Many pundits had expected that Justice Kennedy, the “super median” of the nine-member panel would side with the liberals, and agree with the government’s argument that the law did nothing more than regulate a pre-existing market, as it already does with, say, telecoms or wheat prices.

But Justice Kennedy appeared to dissent strongly from that view, and here’s the key quote that has made the pundits think that, unless he can find some ‘limiting principle’ to the scope of the Affordable Care Act, he is not inclined to rule it constitutional.

The reason this is concerning, is because it requires the individual to do an affirmative act. In the law of torts our tradition, our law, has been that you don’t have the duty to rescue someone if that person is in danger. The blind man is walking in front of a car and you do not have a duty to stop him absent some relation between you. And there is some severe moral criticisms of that rule, but that’s generally the rule.

And here the government is saying that the Federal Government has a duty to tell the individual citizen that it must act, and that is different from what we have in previous cases and that changes the relationship of the Federal Government to the individual in the very fundamental way.

Some libertarians, such as the resolute opponent of the constitutionality of the mandate Randy Barnett, have criticized Kennedy in the past for inconsistency.  In Lawrence v Texas (the Texas sodomy case), Kennedy made it pretty clear that the Court should decide on the constitutionality of all laws with the presumption of liberty in mind.  Strong reasons, at least, must be given for any law that limits liberty or autonomy.  Kennedy even said that the word “liberty” in the due process clauses was meant by the Framers to be a weapon to expand the domain of liberty for every generation of Americans.  If there’s going to be a change in the relationship between the Federal Government [or state governments] and the individual, it should be in the direction of more liberty.

But Kennedy, Barnett complains, has been inconsistent in applying that presumption principle when it comes to laws having to do with property rights, economic regulation, and so forth.

Yesterday Kennedy made it clear that, in his view, we have a government of rights, not duties.  I personally, under our law, owe nothing to the blind man beyond not violating his rights myself.  Government can’t compel me, without better reasons than the government has given on health care, to act in a way that I do not judge to be in my self-interest.  My inaction is presumed to be legal.  There are, of course, “severe moral criticisms” of that limited a conception of personal responsibility, but constitutional liberty commands that those criticisms can’t be embodied in legal coercion.

Is the Court moving toward a more consistent libertarian activism?  Does the logic that might produce a constitutional right to same-sex marriage or has produced the right to choose on abortion also strike against the health-care mandate?  Or not?

A big problem, the commentator observes, is that the Obama administration has not been so good in persuading either Americans in general or the legal community in particular that the mandate isn’t an offense against individual rights.
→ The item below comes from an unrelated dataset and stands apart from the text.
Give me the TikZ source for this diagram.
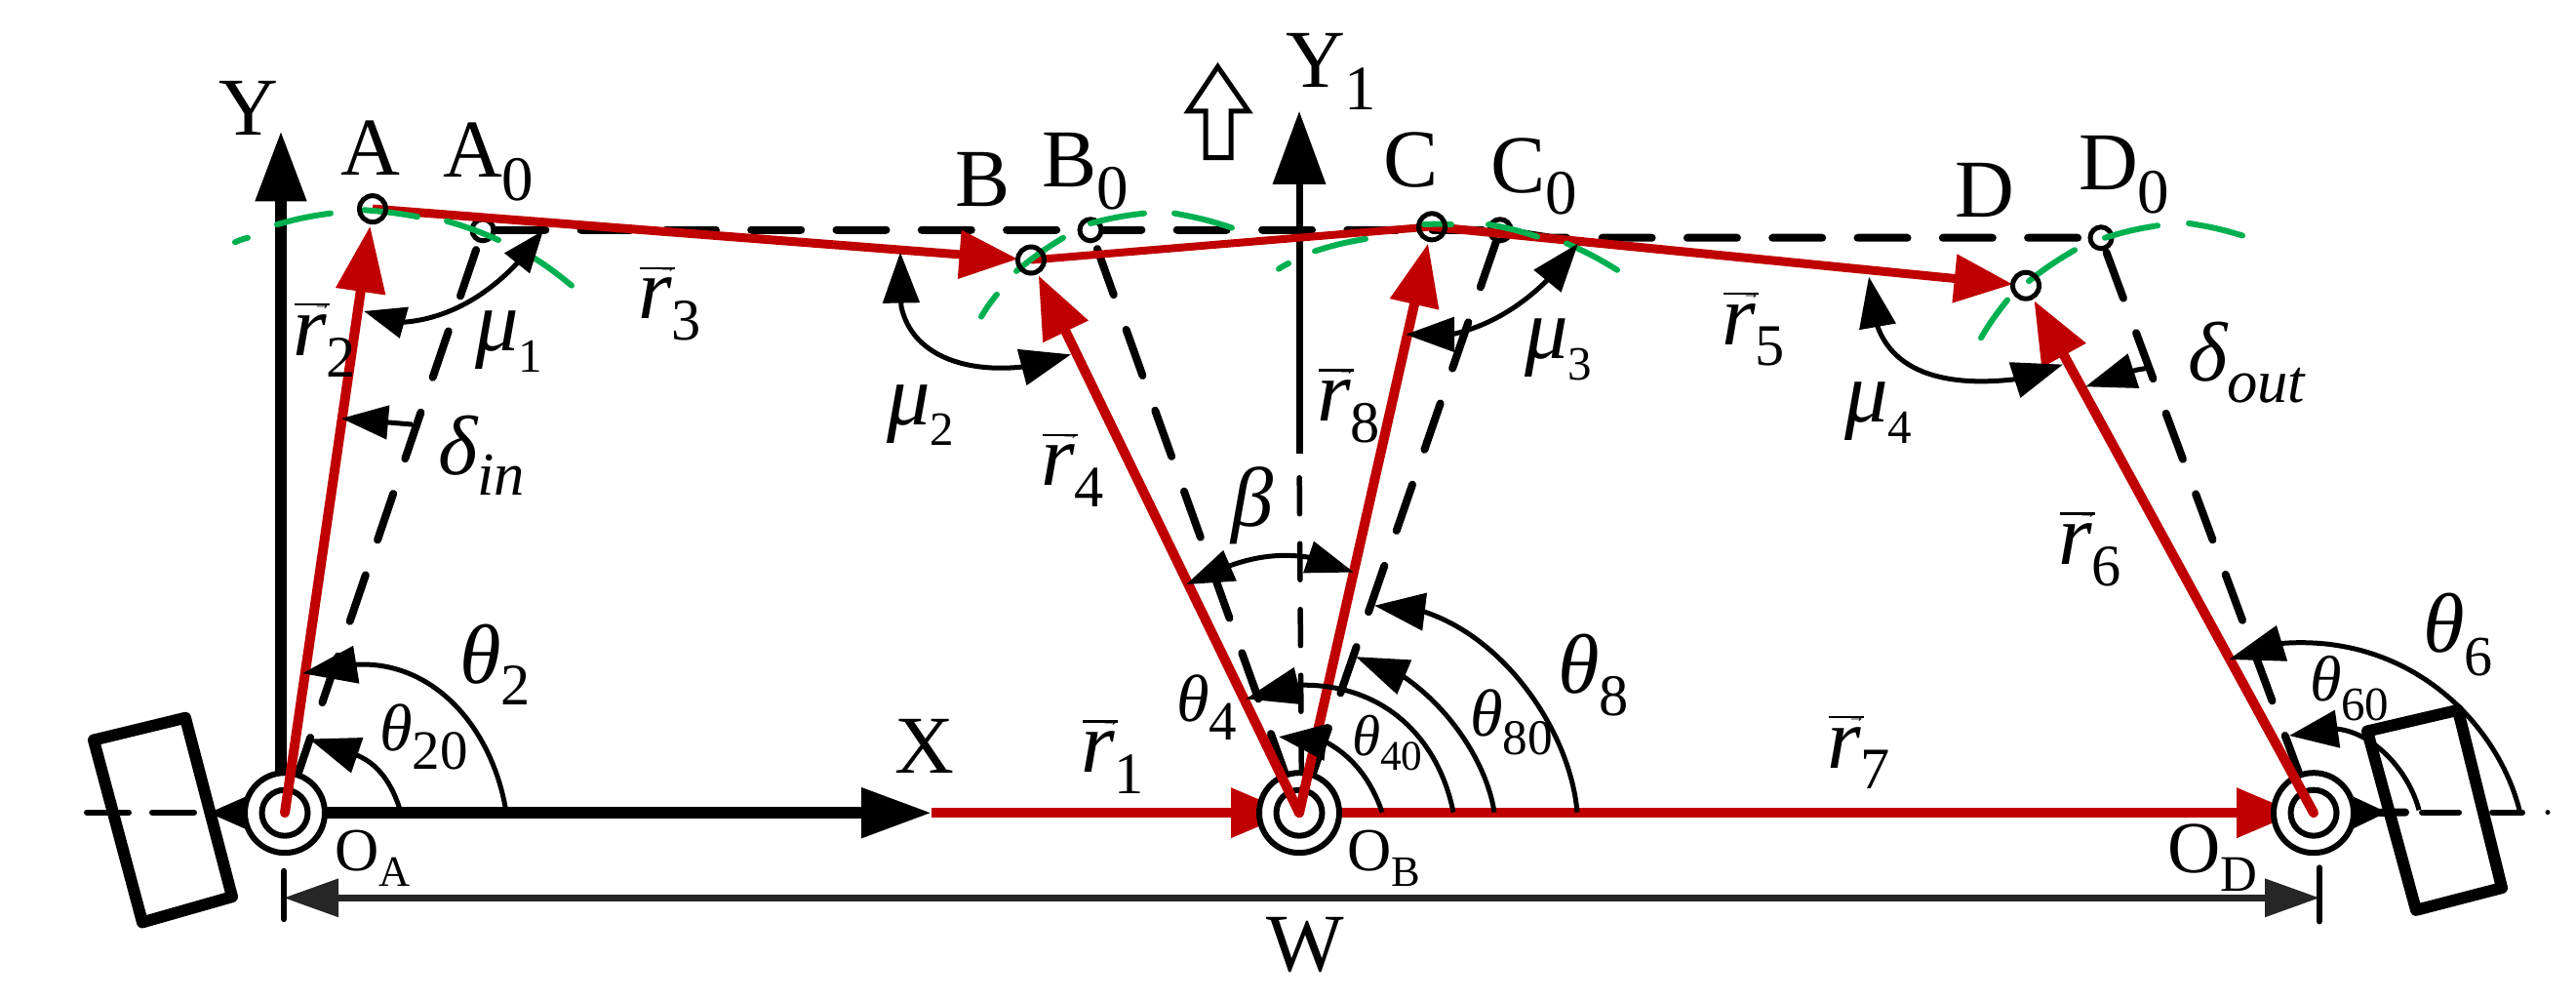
\documentclass[tikz,border=0pt]{standalone}
\usepackage{fontspec}
\setmainfont{Liberation Serif}
\usetikzlibrary{arrows.meta}
\definecolor{rd}{HTML}{C00000}
\definecolor{gn}{HTML}{00B050}
\definecolor{dimc}{HTML}{262626}
\pgfdeclarelayer{bot}
\pgfdeclarelayer{mid}
\pgfdeclarelayer{hub}
\pgfdeclarelayer{top}
\pgfsetlayers{bot,mid,hub,main,top}
\newcommand\fs[1]{\fontsize{\fpeval{#1*1.139}}{\fpeval{#1*1.139}}\selectfont}
\newcommand\sbs[3]{\raisebox{-\fpeval{#2*1.139}pt}{\fs{#1}#3}}
\newcommand\rv[1]{\makebox[0pt][l]{\hspace{2pt}\raisebox{51pt}{\rule{36pt}{2.2pt}}}\makebox[0pt][l]{\hspace{21pt}\raisebox{47pt}{\fs{16}→}}{\fs{78}\itshape r}\sbs{53}{19}{#1}}
\newcommand\gk[2]{{\fs{#1}\itshape #2}}
\tikzset{
  lbl/.style={anchor=base west,inner sep=0pt,outer sep=0pt,font=\fs{74}},
  hubo/.style={circle,draw=black,fill=white,line width=6pt,minimum size=82pt,inner sep=0pt,outer sep=0pt},
  hubi/.style={circle,draw=black,line width=6pt,minimum size=47pt,inner sep=0pt,outer sep=0pt},
  joint/.style={circle,draw=black,line width=5pt,minimum size=27pt,inner sep=0pt,outer sep=0pt},
  joint0/.style={circle,draw=black,fill=white,line width=5pt,minimum size=22pt,inner sep=0pt,outer sep=0pt},
  redarr/.style={draw=rd,line width=10pt,line cap=round,shorten >=4pt,-{Triangle[length=64pt,width=49pt,color=rd]}},
  redh/.style={draw=rd,line width=10pt,-{Triangle[length=62pt,width=49pt,color=rd]}},
  redt/.style={draw=rd,line width=9pt,-{Triangle[length=60pt,width=48pt,color=rd]}},
  axis/.style={draw=black,line width=11.5pt},
  dsh/.style={draw=black,line width=8pt,line cap=round,dash pattern=on 50pt off 38pt,dash phase=#1},
  ang/.style n args={2}{draw=black,line width=5pt,-{Triangle[length=#1,width=#2]}},
  angd/.style n args={2}{draw=black,line width=5pt,{Triangle[length=#1,width=#2]}-{Triangle[length=#1,width=#2]}},
  grn/.style={draw=gn,line width=6pt,line cap=round},
  tire/.style={draw=black,line width=12pt,line join=round},
}
\begin{document}
\begin{tikzpicture}[x=1pt,y=-1.139pt]
\useasboundingbox (0,0) rectangle (2641,899.9);
% named points
\coordinate (Ya) at (288,731);
\coordinate (Yt) at (288,118);
\coordinate (Xa) at (291,731.5);
\coordinate (Xt) at (955,731.5);
\coordinate (Y1a) at (1332,408);
\coordinate (Y1t) at (1332,100);
\coordinate (Y1b) at (1334.5,720);
\coordinate (Ck) at (1590,214);
\coordinate (TL) at (213,731.5);
\coordinate (TR) at (2447,731);
\coordinate (TRb) at (2466,731);
\coordinate (DL) at (291,808);
\coordinate (DR) at (2378,808);
% hubs and joints
\begin{pgfonlayer}{hub}
\node[hubo] (OA) at (292,731.5) {};
\node[hubo] (OB) at (1332,731.5) {};
\node[hubo] (OD) at (2372,731.5) {};
\node[hubi] (OAi) at (292,731.5) {};
\node[hubi] (OBi) at (1332,731.5) {};
\node[hubi] (ODi) at (2372,731.5) {};
\end{pgfonlayer}
\begin{pgfonlayer}{mid}
\node[joint0] (A0) at (495,207) {};
\node[joint0] (B0) at (1118,207) {};
\node[joint0] (C0) at (1538,207) {};
\node[joint0] (D0) at (2154,214) {};
\end{pgfonlayer}
\begin{pgfonlayer}{top}
\node[joint] (A) at (382,188) {};
\node[joint] (B) at (1057,234) {};
\node[joint] (C) at (1468,204) {};
\node[joint] (D) at (2077,257) {};
\end{pgfonlayer}
% bottom layer: centre lines, axes, dashed reference linkage
\begin{pgfonlayer}{bot}
\draw[axis,-{Triangle[length=72pt,width=50pt]}] (Ya) -- (Yt);
\draw[axis,-{Triangle[length=72pt,width=49pt]}] (Xa) -- (Xt);
\draw[draw=black,line width=7pt,-{Triangle[length=75pt,width=53pt]}] (Y1a) -- (Y1t);
\draw[draw=black,line width=5.5pt,line cap=round,dash pattern=on 37pt off 30.5pt,dash phase=42.5pt] (Y1a) -- (Y1b);
\draw[draw=black,line width=8pt,line cap=round,dash pattern=on 51pt off 36.3pt,dash phase=74pt]
  (A0.center) -- (B0.center) -- (C0.center) -- (Ck) -- (D0.center);
\draw[dsh=66.5pt] (A0.center) -- (OA.center);
\draw[dsh=67.5pt] (B0.center) -- (OB.center);
\draw[dsh=76pt] (C0.center) -- (OB.center);
\draw[dsh=72pt] (D0.center) -- (OD.center);
\draw[draw=black,line width=6pt,line cap=round,dash pattern=on 43pt off 24pt] (89,731) -- (200,731);
\draw[draw=black,line width=6pt,line cap=round,dash pattern=on 38pt off 34pt] (2483,731) -- (2586,731);
\fill[black] (2612,731) circle[radius=2.5pt];
\draw[axis,-{Triangle[length=62pt,width=50pt]}] (OA.center) -- (TL);
\draw[draw=black,line width=8pt,line cap=round] (OD.center) -- (TRb);
\draw[draw=black,line width=1pt,-{Triangle[length=36pt,width=34pt]}] (OD.center) -- (TR);
\draw[redh,shorten >=-33pt] (Xt) -- (OB);
\draw[redh,shorten >=-24pt] (OB.center) -- (OD);
\end{pgfonlayer}
% red vectors
\draw[redarr,{}-{Triangle[length=68pt,width=49pt,color=rd]}] (OA.center) -- (A);
\draw[redarr] (OB.center) -- (B);
\draw[redarr] (OB.center) -- (C);
\draw[redarr] (OD.center) -- (D);
\draw[redt] (A.center) -- (B);
\draw[draw=rd,line width=8pt] (B.center) -- (C.center);
\draw[redt] (C.center) -- (D);
% green arcs
\draw[grn] (241,218) to[bend left=6] (254,214);
\draw[grn] (284,202) to[bend left=4] (339,192);
\draw[grn] (373,189) to[bend left=3] (428,195);
\draw[grn] (458,199) to[bend left=4] (511,216);
\draw[grn] (540,228) to[bend left=4] (586,257);
\draw[grn] (1006,285) to[bend left=4] (1022,265);
\draw[grn] (1042,244) to[bend left=4] (1090,214);
\draw[grn] (1118,201) to[bend left=4] (1173,192);
\draw[grn] (1204,192) to[bend left=4] (1263,205);
\draw[grn] (1311,242) to[bend left=4] (1321,237);
\draw[grn] (1348,226) to[bend left=4] (1400,215);
\draw[grn] (1460,202) to[bend left=3] (1488,202);
\draw[grn] (1526,202) to[bend left=4] (1576,213);
\draw[grn] (1606,219) to[bend left=4] (1658,243);
\draw[grn] (2031,304) to[bend left=4] (2058,270);
\draw[grn] (2080,253) to[bend left=4] (2127,225);
\draw[grn] (2158,214) to[bend left=4] (2212,203);
\draw[grn] (2244,201) to[bend left=4] (2299,212);
% angle marks
\begin{pgfonlayer}{top}
\draw[ang={56pt}{38pt}] (519,731) .. controls (505,655) and (445,595) .. (366,598) -- (310,606);
\draw[ang={52pt}{37pt}] (411,731) .. controls (402,705) and (388,688) .. (367,680) -- (317,665);
\draw[angd={43pt}{32pt}] (373,280) -- (413,290) .. controls (460,287) and (500,265) .. (530,237) -- (557,207.5);
\draw[ang={48pt}{34pt}] (423,382) -- (350,376.5);
\draw[angd={49pt}{33pt}] (1216,526) -- (1261,509) .. controls (1290,500) and (1315,498) .. (1342,501.5) -- (1388,515);
\draw[ang={56pt}{38pt}] (1490,731) .. controls (1475,665) and (1420,616) .. (1335,616.5) -- (1277,629);
\draw[ang={49pt}{37pt}] (1417,731) .. controls (1405,700) and (1385,680) .. (1360,668) -- (1311,663);
\draw[ang={54pt}{37pt}] (1532,731) .. controls (1525,690) and (1490,640) .. (1440,609.5) -- (1390,591);
\draw[ang={52pt}{38pt}] (1617,731) .. controls (1610,660) and (1545,575) .. (1460,550.5) -- (1409,545);
\draw[angd={52pt}{37pt}] (923,227) -- (924,276) .. controls (935,320) and (990,336) .. (1050,330) -- (1098,319);
\draw[angd={50pt}{35pt}] (1441,301) -- (1488,301) .. controls (1530,293) and (1565,272) .. (1592,247) -- (1618,219);
\draw[angd={52pt}{37pt}] (1916,249) -- (1925,294) .. controls (1940,330) and (1985,350) .. (2069,341) -- (2115,328);
\draw[ang={52pt}{36pt}] (2203,331) -- (2190,333) -- (2138,348);
\draw[ang={57pt}{37pt}] (2583,729) .. controls (2560,650) and (2470,570) .. (2339,579) -- (2285,593.5);
\draw[ang={50pt}{38pt}] (2480,729) .. controls (2470,695) and (2435,660) .. (2396.5,656) -- (2347,662);
% tires
\draw[tire] (96,666) -- (190,646) -- (238,807) -- (146,830) -- cycle;
\draw[tire] (2427,658) -- (2520,639) -- (2565,799) -- (2477,819) -- cycle;
% hollow arrow
\draw[draw=black,fill=white,line width=5pt,line join=miter] (1248.5,60) -- (1280,100) -- (1262,100) -- (1262,142) -- (1236,142) -- (1236,100) -- (1218,100) -- cycle;
% width dimension
\draw[draw=dimc,line width=6.5pt,{Triangle[length=56pt,width=38pt,color=dimc]}-{Triangle[length=56pt,width=38pt,color=dimc]}] (DL) -- (DR);
\draw[draw=black,line width=6.5pt,line cap=round] (291,784) -- (291,827);
\draw[draw=black,line width=6.5pt,line cap=round] (2378,781) -- (2378,829);
\end{pgfonlayer}
% labels
\node[lbl] (lY) at (224,122) {Y};
\node[lbl] (lA) at (349,158) {A};
\node[lbl] (lA0) at (454,159) {A\sbs{57}{21}{0}};
\node[lbl] (lr2) at (300,320) {\rv{2}};
\node[lbl] (lm1) at (487,316) {\gk{78}{μ}\sbs{43}{19}{1}};
\node[lbl] (lr3) at (654,287) {\rv{3}};
\node[lbl] (ldi) at (449,427) {\gk{76}{δ}\sbs{55}{19}{\itshape in}};
\node[lbl] (lt2) at (471,615) {\gk{76}{θ}\sbs{53}{19}{2}};
\node[lbl] (lt20) at (389,676) {\gk{60}{θ}\sbs{50}{16}{20}};
\node[lbl,font=\fs{55}] (lOA) at (343,784) {O\sbs{39}{14}{A}};
\node[lbl] (lX) at (917,696) {X};
\node[lbl] (lr1) at (1108,695) {\rv{1}};
\node[lbl] (lY1) at (1318,79) {Y\sbs{57}{20}{1}};
\node[lbl] (lB) at (979,186) {B};
\node[lbl] (lB0) at (1068,168) {B\sbs{57}{20}{0}};
\node[lbl] (lC) at (1418,168) {C};
\node[lbl] (lC0) at (1528,173) {C\sbs{57}{20}{0}};
\node[lbl] (lm2) at (909,382) {\gk{78}{μ}\sbs{43}{19}{2}};
\node[lbl] (lr4) at (1067,437) {\rv{4}};
\node[lbl] (lr8) at (1350,379) {\rv{8}};
\node[lbl] (lm3) at (1563,323) {\gk{78}{μ}\sbs{43}{19}{3}};
\node[lbl] (lb) at (1262,474) {\gk{76}{β}};
\node[lbl] (lt4) at (1206,649) {\gk{60}{θ}\sbs{50}{17}{4}};
\node[lbl] (lt40) at (1386,680) {\gk{52}{θ}\sbs{38}{13}{40}};
\node[lbl] (lt80) at (1507,662) {\gk{60}{θ}\sbs{45}{17}{80}};
\node[lbl] (lt8) at (1597,624) {\gk{76}{θ}\sbs{53}{20}{8}};
\node[lbl] (lW) at (1298,874) {W};
\node[lbl,font=\fs{55}] (lOB) at (1381,784) {O\sbs{39}{14}{B}};
\node[lbl] (lr5) at (1765,310) {\rv{5}};
\node[lbl] (lD) at (2004,195) {D};
\node[lbl] (lD0) at (2131,171) {D\sbs{57}{21}{0}};
\node[lbl] (ldo) at (2243,343) {\gk{76}{δ}\sbs{55}{19}{\itshape out}};
\node[lbl] (lm4) at (1891,380) {\gk{78}{μ}\sbs{43}{19}{4}};
\node[lbl] (lr6) at (2110,508) {\rv{6}};
\node[lbl] (lr7) at (1873,691) {\rv{7}};
\node[lbl] (lt6) at (2484,587) {\gk{76}{θ}\sbs{51}{21}{6}};
\node[lbl] (lt60) at (2368,631) {\gk{58}{θ}\sbs{43}{17}{60}};
\node[lbl,font=\fs{66}] (lOD) at (2222,785) {O\sbs{46}{17}{D}};
\end{tikzpicture}
\end{document}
So a big question is whether the president’s campaign for reelection might actually be helped by the Court freeing him from the burden of having to defend the unpopular mandate.

Romney might also be helped by being freed of the burden of the inconvenient truth that there’s plenty of evidence that he’s never, in the past, questioned the constitutionality of such mandates.  Now that the Court has spoken, he can say, I admit that I was wrong about what the Constitution really means.

As a pretty firm defender of judicial restraint (vs. judicial activism), I must confess to a lingering doubt about this political issue being resolved by the Court by a 5-4 vote. They’re saying that this is the biggest case since Bush v. Gore or Roe v. Wade.  In those two cases, the activism of the Court was very questionable or much worse.